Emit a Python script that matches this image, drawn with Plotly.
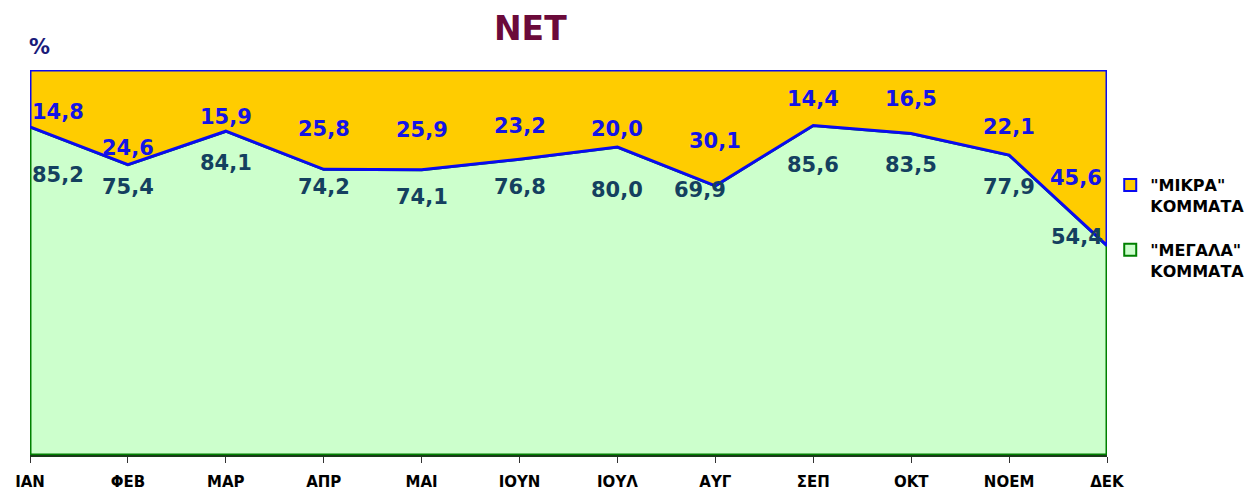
import plotly.graph_objects as go

months = ["ΙΑΝ", "ΦΕΒ", "ΜΑΡ", "ΑΠΡ", "ΜΑΙ", "ΙΟΥΝ", "ΙΟΥΛ", "ΑΥΓ", "ΣΕΠ", "ΟΚΤ", "ΝΟΕΜ", "ΔΕΚ"]
big_parties = [85.2, 75.4, 84.1, 74.2, 74.1, 76.8, 80.0, 69.9, 85.6, 83.5, 77.9, 54.4]
small_parties = [14.8, 24.6, 15.9, 25.8, 25.9, 23.2, 20.0, 30.1, 14.4, 16.5, 22.1, 45.6]

# label offsets (px) as placed in the original sheet
top_shift = [15, 17, 14, 40, 40, 33, 18, 45, 26, 35, 28, 68]
bottom_shift = [48, 22, 32, 18, 27, 28, 43, 4, 40, 31, 32, -9]

FONT = "DejaVu Sans"
n = len(months)
xs = list(range(n))

fig = go.Figure()

# green area, closed polygon so the outline runs round it
gx = xs + [n - 1, 0, 0]
gy = big_parties + [0, 0, big_parties[0]]
fig.add_trace(go.Scatter(x=gx, y=gy, fill="toself", fillcolor="#CCFFCC",
                         mode="lines", line=dict(color="#008000", width=3),
                         showlegend=False, hoverinfo="skip", cliponaxis=False))

# orange area from the line up to 100
tops = [b + s for b, s in zip(big_parties, small_parties)]
ox = xs + xs[::-1] + [0]
oy = big_parties + tops[::-1] + [big_parties[0]]
fig.add_trace(go.Scatter(x=ox, y=oy, fill="toself", fillcolor="#FFCC00",
                         mode="lines", line=dict(color="#0A0AF0", width=3),
                         showlegend=False, hoverinfo="skip", cliponaxis=False))

# legend entries
fig.add_trace(go.Scatter(x=[None], y=[None], mode="markers", name='"ΜΙΚΡΑ"<br>ΚΟΜΜΑΤΑ',
                         legendgroup="a",
                         marker=dict(symbol="square", size=11, color="#FFCC00",
                                     line=dict(color="#0A0AF0", width=3))))
fig.add_trace(go.Scatter(x=[None], y=[None], mode="markers", name='"ΜΕΓΑΛΑ"<br>ΚΟΜΜΑΤΑ',
                         legendgroup="b",
                         marker=dict(symbol="square", size=11, color="#CCFFCC",
                                     line=dict(color="#008000", width=3))))

for i in xs:
    anchor = "center"
    if i == 0:
        anchor = "left"
    elif i == n - 1:
        anchor = "right"
    fig.add_annotation(x=i, y=big_parties[i], text=f"{small_parties[i]:.1f}".replace(".", ","),
                       showarrow=False, xanchor=anchor, yanchor="middle",
                       yshift=top_shift[i], xshift=-3 if i == n - 1 else 0,
                       font=dict(family=FONT, size=21, color="#1414E6", weight="bold"))
    fig.add_annotation(x=i, y=big_parties[i], text=f"{big_parties[i]:.1f}".replace(".", ","),
                       showarrow=False, xanchor=anchor, yanchor="middle",
                       yshift=-bottom_shift[i], xshift=-15 if i == 7 else (-2 if i == n - 1 else 0),
                       font=dict(family=FONT, size=21, color="#14405F", weight="bold"))

fig.add_annotation(x=0.465, y=1.109, xref="paper", yref="paper", text="NET", showarrow=False,
                   yanchor="middle", font=dict(family=FONT, size=33, color="#6B0A3A", weight="bold"))
fig.add_annotation(x=0.009, y=1.06, xref="paper", yref="paper", text="%", showarrow=False,
                   xanchor="center", yanchor="middle",
                   font=dict(family=FONT, size=21, color="#1A1A7A", weight="bold"))

fig.update_xaxes(range=[0, n - 1], tickvals=xs, ticktext=months, ticks="outside",
                 ticklen=6, tickcolor="#333333", showgrid=False, zeroline=False,
                 showline=True, linecolor="#1A3A1A", linewidth=1.5, automargin=False,
                 ticklabelstandoff=6,
                 tickfont=dict(family=FONT, size=15, color="#000000", weight="bold"))
fig.update_yaxes(range=[0, 100], visible=False, showgrid=False, zeroline=False, automargin=False)

# the page body adds an 8px offset, so the figure is 8px smaller and margins shifted
fig.update_layout(
    width=1246, height=485,
    margin=dict(l=22, r=147, t=62, b=38, autoexpand=False),
    plot_bgcolor="white", paper_bgcolor="white",
    legend=dict(x=1.003, y=0.745, xanchor="left", yanchor="top", valign="top",
                tracegroupgap=20, itemsizing="constant", itemwidth=30,
                font=dict(family=FONT, size=16, color="#000000", weight="bold")),
)

fig.write_html("out.html")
··········
Written task ▸ Your task is to return the lines above, from the first one up to and including the line containing "fig = go.Figure()", minus any pictures.

Solved problem ▸
Emit a Python script that matches this image, drawn with Plotly.
import plotly.graph_objects as go

months = ["ΙΑΝ", "ΦΕΒ", "ΜΑΡ", "ΑΠΡ", "ΜΑΙ", "ΙΟΥΝ", "ΙΟΥΛ", "ΑΥΓ", "ΣΕΠ", "ΟΚΤ", "ΝΟΕΜ", "ΔΕΚ"]
big_parties = [85.2, 75.4, 84.1, 74.2, 74.1, 76.8, 80.0, 69.9, 85.6, 83.5, 77.9, 54.4]
small_parties = [14.8, 24.6, 15.9, 25.8, 25.9, 23.2, 20.0, 30.1, 14.4, 16.5, 22.1, 45.6]

# label offsets (px) as placed in the original sheet
top_shift = [15, 17, 14, 40, 40, 33, 18, 45, 26, 35, 28, 68]
bottom_shift = [48, 22, 32, 18, 27, 28, 43, 4, 40, 31, 32, -9]

FONT = "DejaVu Sans"
n = len(months)
xs = list(range(n))

fig = go.Figure()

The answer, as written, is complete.